Task prompt => Exactly the lines from the one with "Convert this chart to matplotlib code." through the one with "import numpy as np" should be returned, both ends included and nothing else. Omit any pictures.

[Dataset items]

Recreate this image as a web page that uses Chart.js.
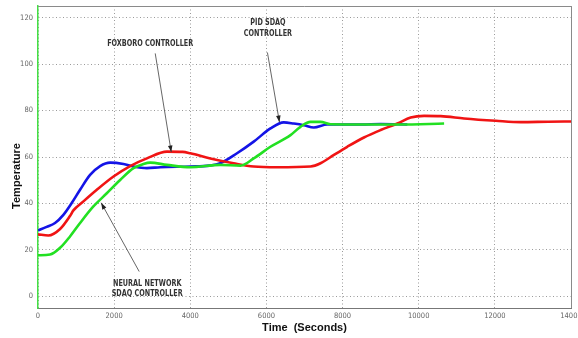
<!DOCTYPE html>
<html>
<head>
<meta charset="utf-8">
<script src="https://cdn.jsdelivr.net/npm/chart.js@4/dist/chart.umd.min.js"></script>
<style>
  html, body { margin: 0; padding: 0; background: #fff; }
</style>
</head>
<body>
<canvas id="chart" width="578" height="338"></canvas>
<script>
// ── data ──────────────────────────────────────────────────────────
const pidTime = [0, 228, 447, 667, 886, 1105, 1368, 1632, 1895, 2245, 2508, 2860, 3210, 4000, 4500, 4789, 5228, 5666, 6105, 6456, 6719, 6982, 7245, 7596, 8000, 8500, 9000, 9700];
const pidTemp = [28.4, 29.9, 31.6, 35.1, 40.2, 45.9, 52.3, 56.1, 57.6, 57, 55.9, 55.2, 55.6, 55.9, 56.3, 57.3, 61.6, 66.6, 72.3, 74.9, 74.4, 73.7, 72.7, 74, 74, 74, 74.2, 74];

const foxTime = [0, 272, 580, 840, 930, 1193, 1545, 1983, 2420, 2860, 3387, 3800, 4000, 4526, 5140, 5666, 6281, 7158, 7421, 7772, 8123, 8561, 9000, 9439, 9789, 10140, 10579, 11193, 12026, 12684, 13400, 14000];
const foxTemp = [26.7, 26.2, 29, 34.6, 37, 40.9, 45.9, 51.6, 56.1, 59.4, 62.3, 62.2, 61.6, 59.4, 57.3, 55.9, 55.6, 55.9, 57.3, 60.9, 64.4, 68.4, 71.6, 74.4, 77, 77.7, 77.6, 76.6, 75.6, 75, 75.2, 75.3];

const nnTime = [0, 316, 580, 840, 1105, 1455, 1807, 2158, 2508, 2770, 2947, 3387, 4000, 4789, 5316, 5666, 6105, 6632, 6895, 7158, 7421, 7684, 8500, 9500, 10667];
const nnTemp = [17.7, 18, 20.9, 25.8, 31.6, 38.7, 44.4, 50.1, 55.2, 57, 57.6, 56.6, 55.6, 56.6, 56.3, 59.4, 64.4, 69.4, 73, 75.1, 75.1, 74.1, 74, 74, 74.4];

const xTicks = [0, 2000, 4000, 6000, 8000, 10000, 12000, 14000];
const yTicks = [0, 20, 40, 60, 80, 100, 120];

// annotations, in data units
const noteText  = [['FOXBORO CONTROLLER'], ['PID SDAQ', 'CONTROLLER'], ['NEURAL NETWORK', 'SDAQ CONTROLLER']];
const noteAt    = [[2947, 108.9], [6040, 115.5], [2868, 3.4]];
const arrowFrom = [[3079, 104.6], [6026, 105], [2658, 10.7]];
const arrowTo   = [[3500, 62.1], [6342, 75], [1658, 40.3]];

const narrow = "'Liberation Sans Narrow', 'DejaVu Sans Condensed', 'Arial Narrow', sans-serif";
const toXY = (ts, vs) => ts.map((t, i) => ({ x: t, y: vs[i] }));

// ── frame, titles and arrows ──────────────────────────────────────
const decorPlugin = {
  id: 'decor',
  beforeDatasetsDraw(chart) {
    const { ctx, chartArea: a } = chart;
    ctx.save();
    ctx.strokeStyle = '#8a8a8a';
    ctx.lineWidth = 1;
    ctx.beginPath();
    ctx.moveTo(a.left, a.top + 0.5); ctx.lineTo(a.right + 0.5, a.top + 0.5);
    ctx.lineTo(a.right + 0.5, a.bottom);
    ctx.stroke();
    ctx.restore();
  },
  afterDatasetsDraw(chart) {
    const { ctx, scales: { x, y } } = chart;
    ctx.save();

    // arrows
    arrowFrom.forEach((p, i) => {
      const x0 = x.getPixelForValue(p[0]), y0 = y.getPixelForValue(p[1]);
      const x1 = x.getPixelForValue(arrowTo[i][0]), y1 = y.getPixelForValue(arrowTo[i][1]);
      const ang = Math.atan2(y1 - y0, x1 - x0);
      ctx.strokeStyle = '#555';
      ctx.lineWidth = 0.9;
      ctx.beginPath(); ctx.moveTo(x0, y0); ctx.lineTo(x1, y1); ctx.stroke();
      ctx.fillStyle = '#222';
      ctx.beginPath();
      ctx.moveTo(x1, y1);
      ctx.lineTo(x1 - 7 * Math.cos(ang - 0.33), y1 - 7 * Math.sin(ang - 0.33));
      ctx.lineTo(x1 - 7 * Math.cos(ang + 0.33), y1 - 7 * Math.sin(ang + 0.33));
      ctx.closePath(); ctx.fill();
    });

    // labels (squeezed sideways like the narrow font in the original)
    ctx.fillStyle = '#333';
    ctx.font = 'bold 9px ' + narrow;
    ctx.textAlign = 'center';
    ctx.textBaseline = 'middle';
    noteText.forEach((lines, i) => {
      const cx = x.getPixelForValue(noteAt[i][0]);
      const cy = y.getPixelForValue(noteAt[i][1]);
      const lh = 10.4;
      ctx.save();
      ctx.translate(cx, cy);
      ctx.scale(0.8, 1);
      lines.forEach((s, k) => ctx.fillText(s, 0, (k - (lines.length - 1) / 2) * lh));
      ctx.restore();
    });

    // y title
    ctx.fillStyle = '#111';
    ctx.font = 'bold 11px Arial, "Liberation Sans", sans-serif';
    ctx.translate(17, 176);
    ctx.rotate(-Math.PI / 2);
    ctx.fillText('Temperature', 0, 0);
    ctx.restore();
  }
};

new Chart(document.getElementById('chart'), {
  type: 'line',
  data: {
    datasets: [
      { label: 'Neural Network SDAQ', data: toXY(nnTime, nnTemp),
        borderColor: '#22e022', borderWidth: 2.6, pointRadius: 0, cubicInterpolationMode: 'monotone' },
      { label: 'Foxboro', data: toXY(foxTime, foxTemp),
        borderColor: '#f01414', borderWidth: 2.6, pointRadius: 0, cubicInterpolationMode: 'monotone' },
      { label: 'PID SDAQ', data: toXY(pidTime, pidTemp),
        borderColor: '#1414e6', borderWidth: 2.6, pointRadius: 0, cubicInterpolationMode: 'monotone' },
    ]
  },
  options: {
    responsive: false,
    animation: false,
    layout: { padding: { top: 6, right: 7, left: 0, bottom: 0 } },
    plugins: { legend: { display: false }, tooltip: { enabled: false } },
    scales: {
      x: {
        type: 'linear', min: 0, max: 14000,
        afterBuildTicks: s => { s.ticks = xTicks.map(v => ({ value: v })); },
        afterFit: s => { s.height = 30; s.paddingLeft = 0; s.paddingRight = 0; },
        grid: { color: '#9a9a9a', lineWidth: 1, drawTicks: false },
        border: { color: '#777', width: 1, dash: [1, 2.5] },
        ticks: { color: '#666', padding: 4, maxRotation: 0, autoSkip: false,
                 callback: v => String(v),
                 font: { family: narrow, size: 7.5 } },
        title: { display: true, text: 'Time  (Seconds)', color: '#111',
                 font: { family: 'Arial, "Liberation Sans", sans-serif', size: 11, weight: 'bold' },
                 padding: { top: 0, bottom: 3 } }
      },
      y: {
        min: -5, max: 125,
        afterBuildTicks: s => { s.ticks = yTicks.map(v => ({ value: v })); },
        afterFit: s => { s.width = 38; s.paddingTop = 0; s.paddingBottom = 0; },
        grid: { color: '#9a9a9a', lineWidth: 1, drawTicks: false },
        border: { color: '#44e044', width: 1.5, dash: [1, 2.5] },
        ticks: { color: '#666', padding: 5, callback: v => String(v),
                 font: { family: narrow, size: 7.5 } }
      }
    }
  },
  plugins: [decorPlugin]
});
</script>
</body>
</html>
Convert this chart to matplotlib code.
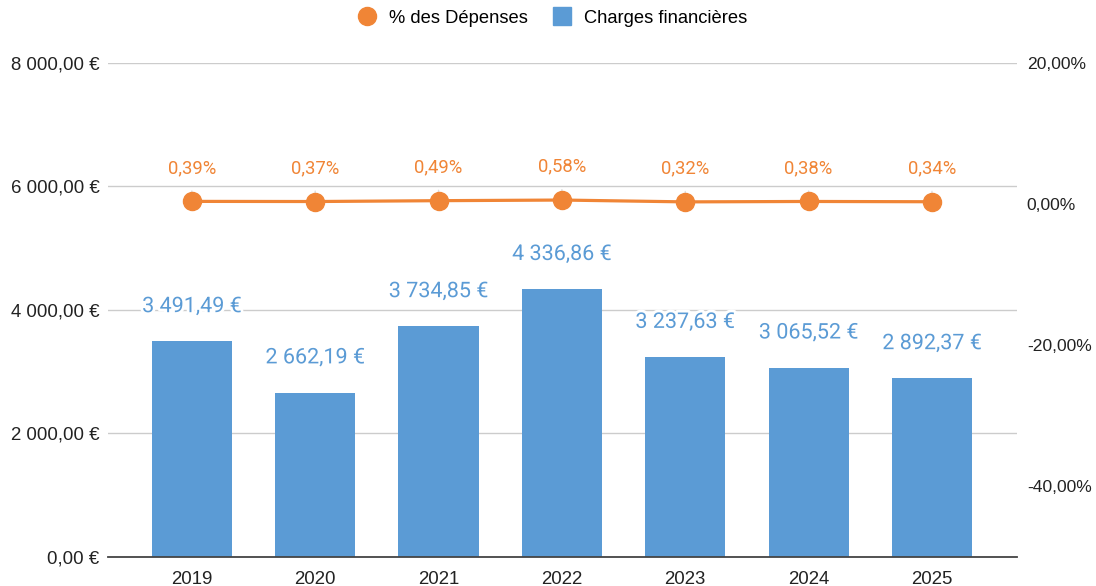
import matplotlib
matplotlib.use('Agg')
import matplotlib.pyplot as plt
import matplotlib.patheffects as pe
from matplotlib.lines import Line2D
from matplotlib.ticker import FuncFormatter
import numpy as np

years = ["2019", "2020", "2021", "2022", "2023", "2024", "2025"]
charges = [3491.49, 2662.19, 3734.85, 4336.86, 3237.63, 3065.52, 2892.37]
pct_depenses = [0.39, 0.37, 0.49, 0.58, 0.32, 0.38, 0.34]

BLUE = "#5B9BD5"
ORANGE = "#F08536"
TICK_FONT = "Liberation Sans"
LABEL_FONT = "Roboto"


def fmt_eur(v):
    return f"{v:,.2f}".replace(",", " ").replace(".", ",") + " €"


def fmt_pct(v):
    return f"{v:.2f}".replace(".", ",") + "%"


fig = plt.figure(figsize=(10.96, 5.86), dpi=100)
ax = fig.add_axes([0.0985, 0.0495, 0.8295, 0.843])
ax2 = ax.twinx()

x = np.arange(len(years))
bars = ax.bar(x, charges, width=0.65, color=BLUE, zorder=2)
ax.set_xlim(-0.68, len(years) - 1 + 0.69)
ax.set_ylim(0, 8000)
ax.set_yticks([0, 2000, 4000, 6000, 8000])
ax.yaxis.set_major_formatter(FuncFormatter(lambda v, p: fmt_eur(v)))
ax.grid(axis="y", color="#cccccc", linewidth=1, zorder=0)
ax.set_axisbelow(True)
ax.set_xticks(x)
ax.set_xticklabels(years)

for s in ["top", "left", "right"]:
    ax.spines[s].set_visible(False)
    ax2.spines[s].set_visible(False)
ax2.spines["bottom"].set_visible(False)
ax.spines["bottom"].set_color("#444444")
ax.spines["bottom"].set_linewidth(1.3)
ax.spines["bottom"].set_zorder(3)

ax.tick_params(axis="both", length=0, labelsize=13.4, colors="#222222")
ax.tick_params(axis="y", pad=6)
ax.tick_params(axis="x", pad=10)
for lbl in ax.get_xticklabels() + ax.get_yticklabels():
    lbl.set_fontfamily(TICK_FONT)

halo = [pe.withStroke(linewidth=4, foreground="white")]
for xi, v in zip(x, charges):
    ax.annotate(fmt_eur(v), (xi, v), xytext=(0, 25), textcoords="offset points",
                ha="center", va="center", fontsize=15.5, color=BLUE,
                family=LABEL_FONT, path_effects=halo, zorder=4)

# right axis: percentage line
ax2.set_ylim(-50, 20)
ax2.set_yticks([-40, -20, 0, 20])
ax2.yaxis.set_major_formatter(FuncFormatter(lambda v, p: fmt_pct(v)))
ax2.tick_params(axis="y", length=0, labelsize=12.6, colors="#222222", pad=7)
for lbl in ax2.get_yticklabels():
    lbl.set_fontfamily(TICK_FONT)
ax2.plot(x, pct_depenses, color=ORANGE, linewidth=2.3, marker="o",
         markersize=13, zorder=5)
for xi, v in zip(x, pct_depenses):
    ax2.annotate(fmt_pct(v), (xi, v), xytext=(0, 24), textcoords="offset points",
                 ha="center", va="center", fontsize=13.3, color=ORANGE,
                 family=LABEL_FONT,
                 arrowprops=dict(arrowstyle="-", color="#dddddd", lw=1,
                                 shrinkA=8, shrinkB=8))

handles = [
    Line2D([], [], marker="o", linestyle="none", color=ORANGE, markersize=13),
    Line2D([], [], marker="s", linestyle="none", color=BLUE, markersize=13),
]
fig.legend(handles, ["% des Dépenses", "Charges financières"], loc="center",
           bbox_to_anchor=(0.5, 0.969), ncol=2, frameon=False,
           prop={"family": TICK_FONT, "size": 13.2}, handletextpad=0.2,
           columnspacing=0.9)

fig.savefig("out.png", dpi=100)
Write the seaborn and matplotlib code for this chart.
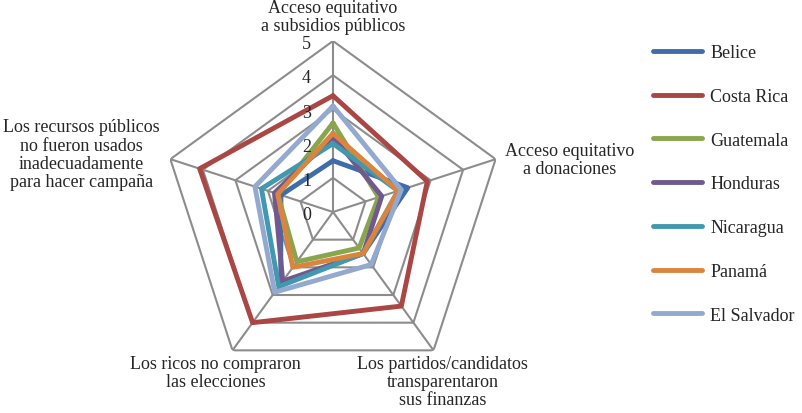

Correct result =>
Convert this chart to matplotlib code.
import matplotlib
matplotlib.use('Agg')
import matplotlib.pyplot as plt
import matplotlib.patheffects as pe
from matplotlib.lines import Line2D
from matplotlib.ticker import FuncFormatter
import numpy as np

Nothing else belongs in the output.